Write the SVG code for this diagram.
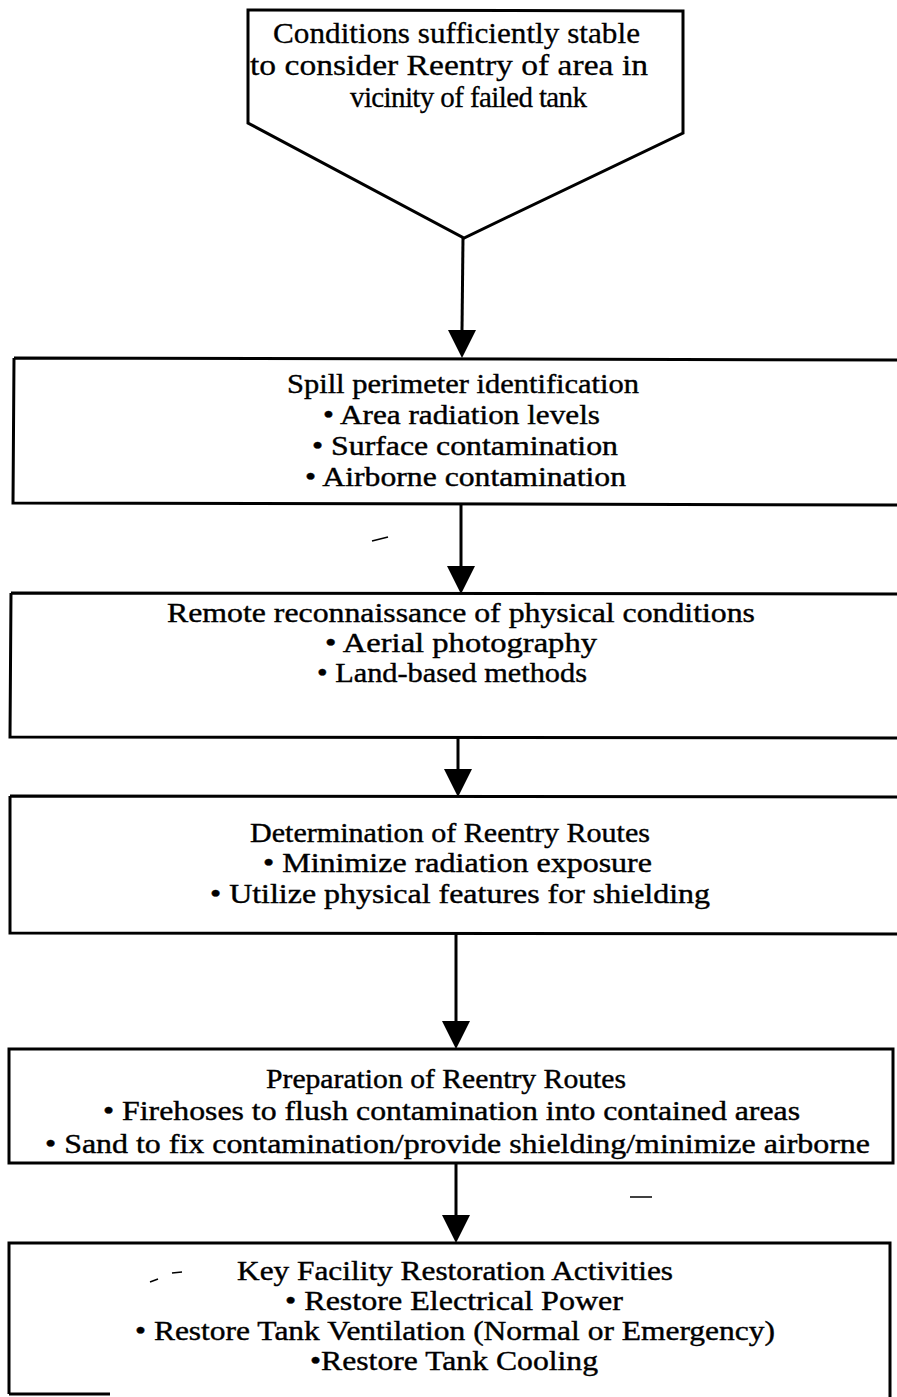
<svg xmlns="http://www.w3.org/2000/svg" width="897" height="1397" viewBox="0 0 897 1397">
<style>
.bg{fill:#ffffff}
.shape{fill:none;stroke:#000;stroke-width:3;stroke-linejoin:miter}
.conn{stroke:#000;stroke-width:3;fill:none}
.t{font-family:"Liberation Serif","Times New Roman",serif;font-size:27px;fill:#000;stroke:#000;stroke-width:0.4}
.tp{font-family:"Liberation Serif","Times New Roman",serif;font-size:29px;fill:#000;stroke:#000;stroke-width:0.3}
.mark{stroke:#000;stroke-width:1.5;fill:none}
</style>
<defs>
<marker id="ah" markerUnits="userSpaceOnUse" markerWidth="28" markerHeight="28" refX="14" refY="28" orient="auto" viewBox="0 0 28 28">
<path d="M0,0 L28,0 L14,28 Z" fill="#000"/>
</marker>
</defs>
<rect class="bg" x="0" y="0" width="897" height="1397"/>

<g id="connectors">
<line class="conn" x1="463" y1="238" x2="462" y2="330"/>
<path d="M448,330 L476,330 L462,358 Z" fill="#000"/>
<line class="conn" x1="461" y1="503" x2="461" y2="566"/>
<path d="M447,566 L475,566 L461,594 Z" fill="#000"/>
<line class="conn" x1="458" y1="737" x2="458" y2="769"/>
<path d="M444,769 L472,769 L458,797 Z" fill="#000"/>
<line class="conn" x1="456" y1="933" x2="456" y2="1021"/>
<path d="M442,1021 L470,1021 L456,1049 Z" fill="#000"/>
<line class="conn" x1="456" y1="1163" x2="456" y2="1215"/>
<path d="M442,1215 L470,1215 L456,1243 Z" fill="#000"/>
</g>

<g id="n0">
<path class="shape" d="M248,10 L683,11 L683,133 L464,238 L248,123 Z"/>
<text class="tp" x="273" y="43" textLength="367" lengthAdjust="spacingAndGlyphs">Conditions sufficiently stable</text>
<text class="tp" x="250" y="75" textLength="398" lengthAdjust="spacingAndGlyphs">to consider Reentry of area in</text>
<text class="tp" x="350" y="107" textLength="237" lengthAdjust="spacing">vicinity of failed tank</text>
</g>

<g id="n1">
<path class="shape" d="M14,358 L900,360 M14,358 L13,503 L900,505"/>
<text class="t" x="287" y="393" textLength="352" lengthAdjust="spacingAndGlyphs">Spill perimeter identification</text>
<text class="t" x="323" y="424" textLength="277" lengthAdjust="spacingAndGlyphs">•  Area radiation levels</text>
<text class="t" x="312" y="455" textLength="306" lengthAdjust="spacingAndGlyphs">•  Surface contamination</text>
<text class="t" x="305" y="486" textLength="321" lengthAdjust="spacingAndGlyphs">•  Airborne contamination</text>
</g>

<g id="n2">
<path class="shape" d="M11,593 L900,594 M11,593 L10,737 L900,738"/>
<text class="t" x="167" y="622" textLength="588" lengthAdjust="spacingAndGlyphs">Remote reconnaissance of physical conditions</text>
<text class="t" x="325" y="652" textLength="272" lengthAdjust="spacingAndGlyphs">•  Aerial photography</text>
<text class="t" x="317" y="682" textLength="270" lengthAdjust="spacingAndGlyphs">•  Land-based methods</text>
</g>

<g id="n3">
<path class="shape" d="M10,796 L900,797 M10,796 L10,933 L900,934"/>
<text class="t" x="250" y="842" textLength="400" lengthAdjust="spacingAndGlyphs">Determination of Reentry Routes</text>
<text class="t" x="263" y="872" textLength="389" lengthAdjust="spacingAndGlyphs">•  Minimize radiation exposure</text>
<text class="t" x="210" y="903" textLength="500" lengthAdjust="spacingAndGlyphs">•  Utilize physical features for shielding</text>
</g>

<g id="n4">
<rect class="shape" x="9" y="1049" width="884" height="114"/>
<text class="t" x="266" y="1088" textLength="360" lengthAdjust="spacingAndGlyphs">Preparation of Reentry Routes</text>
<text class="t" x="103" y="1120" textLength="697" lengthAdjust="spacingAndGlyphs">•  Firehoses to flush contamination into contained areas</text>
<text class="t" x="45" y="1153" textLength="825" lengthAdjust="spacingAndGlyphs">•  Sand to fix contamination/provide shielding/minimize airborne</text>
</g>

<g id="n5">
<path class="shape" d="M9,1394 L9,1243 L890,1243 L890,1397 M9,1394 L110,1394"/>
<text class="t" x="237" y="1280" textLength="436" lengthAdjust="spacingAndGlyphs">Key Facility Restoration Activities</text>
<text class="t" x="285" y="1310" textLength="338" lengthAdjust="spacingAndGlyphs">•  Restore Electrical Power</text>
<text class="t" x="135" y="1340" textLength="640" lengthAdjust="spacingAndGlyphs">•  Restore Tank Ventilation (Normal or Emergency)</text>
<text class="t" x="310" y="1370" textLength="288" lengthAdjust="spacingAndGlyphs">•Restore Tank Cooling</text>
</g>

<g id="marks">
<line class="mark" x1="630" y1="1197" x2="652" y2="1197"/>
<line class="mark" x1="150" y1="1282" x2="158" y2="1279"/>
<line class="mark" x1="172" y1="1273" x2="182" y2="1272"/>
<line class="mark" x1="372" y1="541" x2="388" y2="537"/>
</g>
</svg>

(Instructions to follow): All of the lines above should be printed exactly, minus the pictures.

(Result):
Write the SVG code for this diagram.
<svg xmlns="http://www.w3.org/2000/svg" width="897" height="1397" viewBox="0 0 897 1397">
<style>
.bg{fill:#ffffff}
.shape{fill:none;stroke:#000;stroke-width:3;stroke-linejoin:miter}
.conn{stroke:#000;stroke-width:3;fill:none}
.t{font-family:"Liberation Serif","Times New Roman",serif;font-size:27px;fill:#000;stroke:#000;stroke-width:0.4}
.tp{font-family:"Liberation Serif","Times New Roman",serif;font-size:29px;fill:#000;stroke:#000;stroke-width:0.3}
.mark{stroke:#000;stroke-width:1.5;fill:none}
</style>
<defs>
<marker id="ah" markerUnits="userSpaceOnUse" markerWidth="28" markerHeight="28" refX="14" refY="28" orient="auto" viewBox="0 0 28 28">
<path d="M0,0 L28,0 L14,28 Z" fill="#000"/>
</marker>
</defs>
<rect class="bg" x="0" y="0" width="897" height="1397"/>

<g id="connectors">
<line class="conn" x1="463" y1="238" x2="462" y2="330"/>
<path d="M448,330 L476,330 L462,358 Z" fill="#000"/>
<line class="conn" x1="461" y1="503" x2="461" y2="566"/>
<path d="M447,566 L475,566 L461,594 Z" fill="#000"/>
<line class="conn" x1="458" y1="737" x2="458" y2="769"/>
<path d="M444,769 L472,769 L458,797 Z" fill="#000"/>
<line class="conn" x1="456" y1="933" x2="456" y2="1021"/>
<path d="M442,1021 L470,1021 L456,1049 Z" fill="#000"/>
<line class="conn" x1="456" y1="1163" x2="456" y2="1215"/>
<path d="M442,1215 L470,1215 L456,1243 Z" fill="#000"/>
</g>

<g id="n0">
<path class="shape" d="M248,10 L683,11 L683,133 L464,238 L248,123 Z"/>
<text class="tp" x="273" y="43" textLength="367" lengthAdjust="spacingAndGlyphs">Conditions sufficiently stable</text>
<text class="tp" x="250" y="75" textLength="398" lengthAdjust="spacingAndGlyphs">to consider Reentry of area in</text>
<text class="tp" x="350" y="107" textLength="237" lengthAdjust="spacing">vicinity of failed tank</text>
</g>

<g id="n1">
<path class="shape" d="M14,358 L900,360 M14,358 L13,503 L900,505"/>
<text class="t" x="287" y="393" textLength="352" lengthAdjust="spacingAndGlyphs">Spill perimeter identification</text>
<text class="t" x="323" y="424" textLength="277" lengthAdjust="spacingAndGlyphs">•  Area radiation levels</text>
<text class="t" x="312" y="455" textLength="306" lengthAdjust="spacingAndGlyphs">•  Surface contamination</text>
<text class="t" x="305" y="486" textLength="321" lengthAdjust="spacingAndGlyphs">•  Airborne contamination</text>
</g>

<g id="n2">
<path class="shape" d="M11,593 L900,594 M11,593 L10,737 L900,738"/>
<text class="t" x="167" y="622" textLength="588" lengthAdjust="spacingAndGlyphs">Remote reconnaissance of physical conditions</text>
<text class="t" x="325" y="652" textLength="272" lengthAdjust="spacingAndGlyphs">•  Aerial photography</text>
<text class="t" x="317" y="682" textLength="270" lengthAdjust="spacingAndGlyphs">•  Land-based methods</text>
</g>

<g id="n3">
<path class="shape" d="M10,796 L900,797 M10,796 L10,933 L900,934"/>
<text class="t" x="250" y="842" textLength="400" lengthAdjust="spacingAndGlyphs">Determination of Reentry Routes</text>
<text class="t" x="263" y="872" textLength="389" lengthAdjust="spacingAndGlyphs">•  Minimize radiation exposure</text>
<text class="t" x="210" y="903" textLength="500" lengthAdjust="spacingAndGlyphs">•  Utilize physical features for shielding</text>
</g>

<g id="n4">
<rect class="shape" x="9" y="1049" width="884" height="114"/>
<text class="t" x="266" y="1088" textLength="360" lengthAdjust="spacingAndGlyphs">Preparation of Reentry Routes</text>
<text class="t" x="103" y="1120" textLength="697" lengthAdjust="spacingAndGlyphs">•  Firehoses to flush contamination into contained areas</text>
<text class="t" x="45" y="1153" textLength="825" lengthAdjust="spacingAndGlyphs">•  Sand to fix contamination/provide shielding/minimize airborne</text>
</g>

<g id="n5">
<path class="shape" d="M9,1394 L9,1243 L890,1243 L890,1397 M9,1394 L110,1394"/>
<text class="t" x="237" y="1280" textLength="436" lengthAdjust="spacingAndGlyphs">Key Facility Restoration Activities</text>
<text class="t" x="285" y="1310" textLength="338" lengthAdjust="spacingAndGlyphs">•  Restore Electrical Power</text>
<text class="t" x="135" y="1340" textLength="640" lengthAdjust="spacingAndGlyphs">•  Restore Tank Ventilation (Normal or Emergency)</text>
<text class="t" x="310" y="1370" textLength="288" lengthAdjust="spacingAndGlyphs">•Restore Tank Cooling</text>
</g>

<g id="marks">
<line class="mark" x1="630" y1="1197" x2="652" y2="1197"/>
<line class="mark" x1="150" y1="1282" x2="158" y2="1279"/>
<line class="mark" x1="172" y1="1273" x2="182" y2="1272"/>
<line class="mark" x1="372" y1="541" x2="388" y2="537"/>
</g>
</svg>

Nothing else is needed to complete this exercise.